Internet shutdowns are not always BGP withdrawals. Iran has repeatedly run what Aryapour (2025) calls a stealth blackout: leave BGP routes up so the world doesn't see a country fall off the map, but throttle DNS / HTTP / HTTPS below usable thresholds. Looks like a country with normal connectivity on the BGP control plane; users inside can't load anything.
Voidly's forecast uses IODA BGP alerts as a feature. That means stealth blackouts are systematically under-predicted: the BGP data they rely on says everything's fine.
The detection heuristic
- Rule 1: IODA
ping-slash24critical alerts ≥ 5 in a country-day (active-probing disruption) - Rule 2: IODA
bgpcritical alerts <ping-slash24 × 0.5(BGP relatively stable) - Rule 3: Strength boosted by OONI blocking / interference / middlebox-detection ≥ 0.4 mean value
What we found (30-day window)
- 458 candidate country-days total
- 149 strong candidates (strength ≥ 0.7)
- 191 unique countries flagged
- Iran: 15/15 candidates strong with strength=1.0
Iran's pattern is textbook Aryapour: 2026-05-13 → 2026-05-18, six consecutive days with ping-slash24 critical alerts (84-221/day), BGP critical alerts at 0, and OONI blocking signal ~0.43-0.85 across 5-11 measurements per day.
The unexpected win: back-classification
Of the 458 candidates, 0 are novel — every
single one is already in our incidents table. But they're
all stored with mechanism = NULL, titled
generically “Internet connectivity disruption in country X.”
The detector gives us a way to back-classify those opaque incidents as “stealth blackout / data-plane only” rather than treating them as ordinary outages. That's the unexpected research-grade win — not finding novel events, but characterizing the ones we already know about.
Top countries flagged
| Country | Candidate days |
|---|---|
| VE Venezuela | 24 |
| EG Egypt | 18 |
| IN India | 15 |
| IR Iran | 15 |
| PA Panama | 12 |
| TT Trinidad & Tobago | 12 |
| SI Slovenia | 11 |
| ZW Zimbabwe | 9 |
| AO Angola | 8 |
| BA Bosnia & Herzegovina | 8 |
Caveats — what the detector misses
- One noisy day (2026-05-03) flagged 100+ countries simultaneously — almost certainly an IODA-side sensor blip, not a synchronized global stealth blackout. Need a global-blip filter before promoting.
- No probe latency baseline per country-day: our probe_metrics table only has 1 day of history. Throttling at the probe layer is invisible to current sensors.
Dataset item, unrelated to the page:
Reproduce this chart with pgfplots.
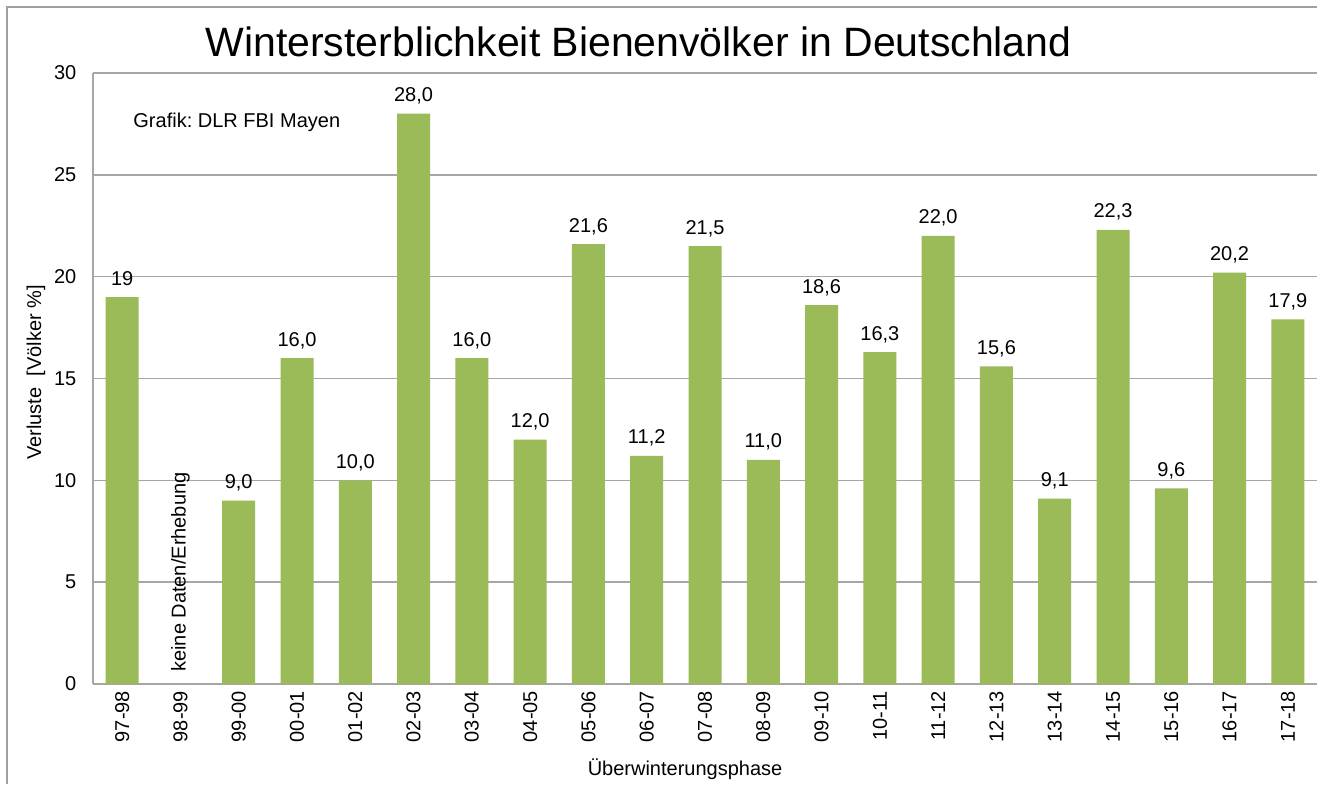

- Probes concentrated outside censoring countries. Almost zero internal vantage in IR/CN/RU. Stealth detection from outside is structurally hard.
- No throughput sampling. Pure-throttling stealth blackouts (no packet loss but reduced bandwidth) won't register on ping-slash24.
Recommended new sensors (long-term)
- Internal vantage probes inside IR/CN/RU (high-risk co-op recruitment)
- Per-domain throughput sampling (TCP segment-rate, TLS handshake duration)
- Anycast latency telemetry from CDN partners (Cloudflare RAT, Fastly)
- RIPE Atlas ping-anchor diff between control plane (BGP) and data plane (ICMP)
What ships today
GET /v1/sentinel/stealth-blackouts returns the
candidate list with reasoning, evidence permalinks, matched
existing incident IDs, and the documented data gaps. Filter
by country, label (candidate / strong_candidate / weak),
since, limit.
Marked research_notice: not promoted to production
in the response. Forecast feature integration deferred until
the global-blip filter lands.
Files: scripts/stealth-blackout-detector.py (heuristic +
candidate generator), scripts/patch-stealth-blackout-endpoint.py
(atomic Flask route patcher).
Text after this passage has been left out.